L’inéligibilité : une mesure anticonstitutionnelle

Néanmoins, des lois sont votées qui n’ont rien d’anodin. Ainsi l’inéligibilité des personnes condamnées pour racisme, antisémitisme, négationnisme ou homophobie votée contre l’avis du ministre de la Justice, pose un insoluble problème juridique et constitutionnel, explique l’avocat Régis de Castelnau dans Causeur : « Les tenants de cette mesure veulent inscrire dans la loi l’obligation d’un casier judiciaire vierge pour pouvoir se présenter à une élection. Je rappellerai d’abord l’un des principes fondamentaux du suffrage universel : pour être éligible, il faut être électeur. Et tout citoyen français dispose du droit de vote, et par conséquent se trouve être éligible. On peut priver de ces droits fondamentaux, comme on peut le faire de la liberté avec la prison, mais l’inéligibilité est une peine.
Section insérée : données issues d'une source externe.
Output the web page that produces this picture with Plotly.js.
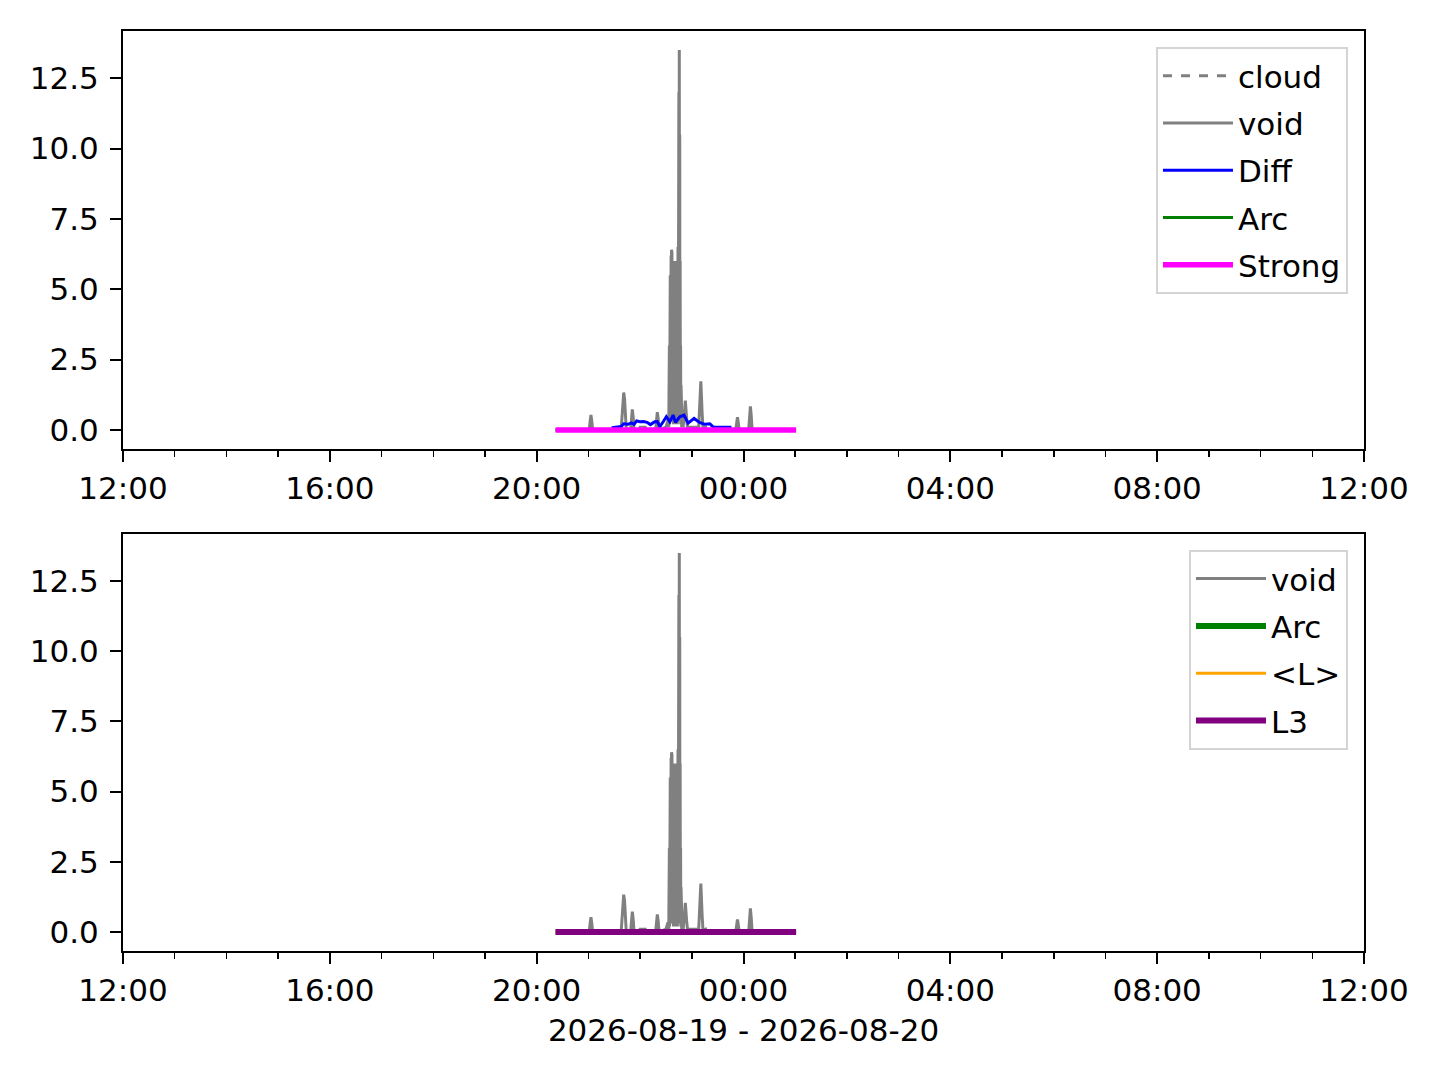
<!DOCTYPE html>
<html>
<head>
<meta charset="utf-8">
<script src="https://cdn.plot.ly/plotly-3.0.1.min.js"></script>
<style>html,body{margin:0;padding:0;background:#fff;}#chart{width:1440px;height:1080px;}</style>
</head>
<body>
<div id="chart"></div>
<script>
// ---- data ----
const spanTimes = ["2026-08-19 20:22", "2026-08-20 01:01"];
const cloudValues = [0, 0];
const arcValues = [0, 0];
const strongValues = [0, 0];
const meanLValues = [0, 0];
const l3Values = [0, 0];

const voidTimes = [
  "2026-08-19 20:22","2026-08-19 21:01","2026-08-19 21:02","2026-08-19 21:03","2026-08-19 21:04","2026-08-19 21:05",
  "2026-08-19 21:38","2026-08-19 21:39","2026-08-19 21:40","2026-08-19 21:41","2026-08-19 21:42","2026-08-19 21:43","2026-08-19 21:44",
  "2026-08-19 21:49","2026-08-19 21:50","2026-08-19 21:51","2026-08-19 21:52","2026-08-19 21:53",
  "2026-08-19 21:59","2026-08-19 22:00","2026-08-19 22:06","2026-08-19 22:07",
  "2026-08-19 22:18","2026-08-19 22:19","2026-08-19 22:20","2026-08-19 22:21","2026-08-19 22:22",
  "2026-08-19 22:26","2026-08-19 22:30","2026-08-19 22:32",
  "2026-08-19 22:33:00","2026-08-19 22:33:15","2026-08-19 22:33:30","2026-08-19 22:33:45",
  "2026-08-19 22:34:00","2026-08-19 22:34:15","2026-08-19 22:34:30","2026-08-19 22:34:45",
  "2026-08-19 22:35:00","2026-08-19 22:35:15","2026-08-19 22:35:30","2026-08-19 22:35:45",
  "2026-08-19 22:36:00","2026-08-19 22:36:15","2026-08-19 22:36:30","2026-08-19 22:36:45",
  "2026-08-19 22:37:00","2026-08-19 22:37:15","2026-08-19 22:37:30","2026-08-19 22:37:45",
  "2026-08-19 22:38:00","2026-08-19 22:38:15","2026-08-19 22:38:30","2026-08-19 22:38:45",
  "2026-08-19 22:39:00","2026-08-19 22:39:15","2026-08-19 22:39:30","2026-08-19 22:39:45",
  "2026-08-19 22:40:00","2026-08-19 22:40:15","2026-08-19 22:40:30","2026-08-19 22:40:45",
  "2026-08-19 22:41:00","2026-08-19 22:41:15","2026-08-19 22:41:30","2026-08-19 22:41:45",
  "2026-08-19 22:42:00","2026-08-19 22:42:15","2026-08-19 22:42:30","2026-08-19 22:42:45",
  "2026-08-19 22:43:00","2026-08-19 22:43:15","2026-08-19 22:43:30","2026-08-19 22:43:45",
  "2026-08-19 22:44:00","2026-08-19 22:44:15","2026-08-19 22:44:30","2026-08-19 22:44:45",
  "2026-08-19 22:45:00","2026-08-19 22:45:15","2026-08-19 22:45:30","2026-08-19 22:45:45",
  "2026-08-19 22:46:00","2026-08-19 22:46:15","2026-08-19 22:46:30","2026-08-19 22:46:45",
  "2026-08-19 22:47:00","2026-08-19 22:47:15","2026-08-19 22:47:30","2026-08-19 22:47:45",
  "2026-08-19 22:48:00","2026-08-19 22:48:15","2026-08-19 22:48:30",
  "2026-08-19 22:50","2026-08-19 22:51","2026-08-19 22:52:30","2026-08-19 22:54","2026-08-19 22:55",
  "2026-08-19 23:08","2026-08-19 23:09","2026-08-19 23:10:30","2026-08-19 23:12","2026-08-19 23:13",
  "2026-08-19 23:16","2026-08-19 23:17",
  "2026-08-19 23:51","2026-08-19 23:52","2026-08-19 23:53","2026-08-19 23:54","2026-08-19 23:55",
  "2026-08-20 00:06","2026-08-20 00:07","2026-08-20 00:08","2026-08-20 00:09","2026-08-20 00:10",
  "2026-08-20 01:01"
];
const voidValues = [
  0, 0, 0.3, 0.53, 0.3, 0,
  0, 0.4, 1.1, 1.33, 1.1, 0.3, 0,
  0, 0.45, 0.73, 0.45, 0,
  0, 0.1, 0.1, 0,
  0, 0.4, 0.63, 0.4, 0,
  0.05, 0.1, 0.3,
  0.3, 0.1, 1.2, 0.1,
  3.0, 0.2, 4.5, 0.3,
  5.5, 0.3, 6.0, 0.4,
  6.2, 0.4, 6.4, 0.4,
  6.3, 0.3, 5.8, 0.3,
  5.0, 0.3, 3.0, 0.2,
  1.5, 0.2, 4.0, 0.3,
  5.6, 0.3, 6.0, 0.3,
  5.9, 0.3, 5.6, 0.3,
  4.8, 0.2, 2.5, 0.2,
  0.8, 0.2, 4.0, 0.3,
  6.5, 0.4, 9.0, 0.5,
  12.0, 0.6, 13.5, 0.5,
  10.5, 0.4, 6.0, 0.3,
  3.0, 0.2, 1.6, 0.2,
  1.0, 0.1, 0.3,
  0.1, 0.4, 1.04, 0.4, 0.1,
  0.1, 0.6, 1.73, 0.6, 0.05,
  0.1, 0,
  0, 0.25, 0.45, 0.25, 0,
  0, 0.5, 0.84, 0.5, 0,
  0
];

const diffTimes = [
  "2026-08-19 21:27","2026-08-19 21:35","2026-08-19 21:38","2026-08-19 21:41","2026-08-19 21:46",
  "2026-08-19 21:50","2026-08-19 21:53","2026-08-19 21:56","2026-08-19 22:00","2026-08-19 22:04",
  "2026-08-19 22:08","2026-08-19 22:12","2026-08-19 22:17","2026-08-19 22:20","2026-08-19 22:23",
  "2026-08-19 22:27","2026-08-19 22:30:30","2026-08-19 22:34:30","2026-08-19 22:38:20","2026-08-19 22:41",
  "2026-08-19 22:46","2026-08-19 22:51","2026-08-19 22:55:40","2026-08-19 23:02:40","2026-08-19 23:09",
  "2026-08-19 23:15","2026-08-19 23:21","2026-08-19 23:25","2026-08-19 23:35","2026-08-19 23:46"
];
const diffValues = [
  0.08, 0.1, 0.12, 0.22, 0.2,
  0.25, 0.2, 0.32, 0.29, 0.3,
  0.27, 0.19, 0.29, 0.3, 0.12,
  0.3, 0.47, 0.29, 0.53, 0.27,
  0.47, 0.53, 0.24, 0.41, 0.27,
  0.2, 0.22, 0.1, 0.1, 0.1
];

const xRange = ["2026-08-19 12:00", "2026-08-20 12:00"];
const yRange = [-0.675, 14.175];
const xTitle = "2026-08-19 - 2026-08-20";

// ---- styling ----
const FONT = "DejaVu Sans";
const GRAY = "#808080";

function xaxisDef(anchor, withTitle) {
  const ax = {
    type: "date", range: xRange, anchor: anchor,
    tick0: "2026-08-19 00:00", dtick: 4 * 3600000, tickformat: "%H:%M",
    ticks: "outside", ticklen: 11, tickwidth: 2, tickcolor: "#000",
    showline: true, linecolor: "#000", linewidth: 2, mirror: true,
    showgrid: false, zeroline: false,
    tickfont: {family: FONT, size: 31, color: "#000"},
    minor: {dtick: 3600000, ticks: "outside", ticklen: 6, tickwidth: 1.5, tickcolor: "#000", showgrid: false}
  };
  if (withTitle) {
    ax.title = {text: xTitle, font: {family: FONT, size: 31, color: "#000"}, standoff: 12};
  }
  return ax;
}
function yaxisDef(anchor, domain) {
  return {
    range: yRange, anchor: anchor, domain: domain,
    tick0: 0, dtick: 2.5, tickformat: ".1f",
    ticks: "outside", ticklen: 11, tickwidth: 2, tickcolor: "#000",
    ticklabelstandoff: 5,
    showline: true, linecolor: "#000", linewidth: 2, mirror: true,
    showgrid: false, zeroline: false,
    tickfont: {family: FONT, size: 31, color: "#000"}
  };
}

function tr(x, y, name, color, width, axis, legend, dash) {
  return {
    x: x, y: y, name: name, mode: "lines",
    line: {color: color, width: width, dash: dash || "solid"},
    xaxis: "x" + axis, yaxis: "y" + axis, legend: legend,
    legendgroup: legend + "_" + name
  };
}

const traces = [
  tr(spanTimes, cloudValues, "cloud", GRAY, 3, "", "legend", "dash"),
  tr(voidTimes, voidValues, "void", GRAY, 3, "", "legend"),
  tr(diffTimes, diffValues, "Diff", "#0000ff", 3, "", "legend"),
  tr(spanTimes, arcValues, "Arc", "#008000", 3, "", "legend"),
  tr(spanTimes, strongValues, "Strong", "#ff00ff", 5.5, "", "legend"),

  tr(voidTimes, voidValues, "void", GRAY, 3, "2", "legend2"),
  tr(spanTimes, arcValues, "Arc", "#008000", 6, "2", "legend2"),
  tr(spanTimes, meanLValues, "<L>", "#ffa500", 3, "2", "legend2"),
  tr(spanTimes, l3Values, "L3", "#800080", 6, "2", "legend2")
];

const legendBase = {
  xref: "paper", yref: "paper", xanchor: "right", yanchor: "top",
  bgcolor: "rgba(255,255,255,0.8)", bordercolor: "#d4d4d4", borderwidth: 2,
  font: {family: FONT, size: 31, color: "#000"}, itemwidth: 70,
  traceorder: "grouped", tracegroupgap: 4
};

const layout = {
  width: 1440, height: 1080,
  margin: {l: 123, r: 76, t: 31, b: 129},
  paper_bgcolor: "#fff", plot_bgcolor: "#fff",
  font: {family: FONT, size: 31, color: "#000"},
  showlegend: true,
  xaxis: xaxisDef("y", false),
  yaxis: yaxisDef("x", [0.5457, 1]),
  xaxis2: xaxisDef("y2", true),
  yaxis2: yaxisDef("x2", [0, 0.4533]),
  legend: Object.assign({}, legendBase, {x: 0.9871, y: 0.9826}),
  legend2: Object.assign({}, legendBase, {x: 0.9871, y: 0.4359})
};

Plotly.newPlot("chart", traces, layout, {displayModeBar: false, staticPlot: true});
</script>
</body>
</html>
Et comme toutes les peines, dans une société démocratique, elle va devoir être prononcée par un juge après une procédure contradictoire régulière. La loi française la prévoit comme “une peine accessoire”, qui doit être appliqué dans le respect des principes du droit pénal de personnalisation et de proportionnalité de la peine. Tout ceci résulte de la Déclaration des Droits de l’homme et du citoyen, de la Constitution, et de la Convention Européenne des Droits de l’Homme. Excusez du peu. Il n’y a pas de peines automatiques, celles-ci sont proscrites. Donc faire dépendre l’éligibilité d’un citoyen par ailleurs électeur, qui a accompli sa peine et payé sa dette à la société, est une façon de le chasser à jamais de la communauté des citoyens. C’est radicalement inconstitutionnel. » Et Régis de Castelnau de conclure : « Un président inquiétant, une Assemblée nationale partiellement ridicule, une majorité de Français dans l’expectative, il y aura donc du boulot en septembre ».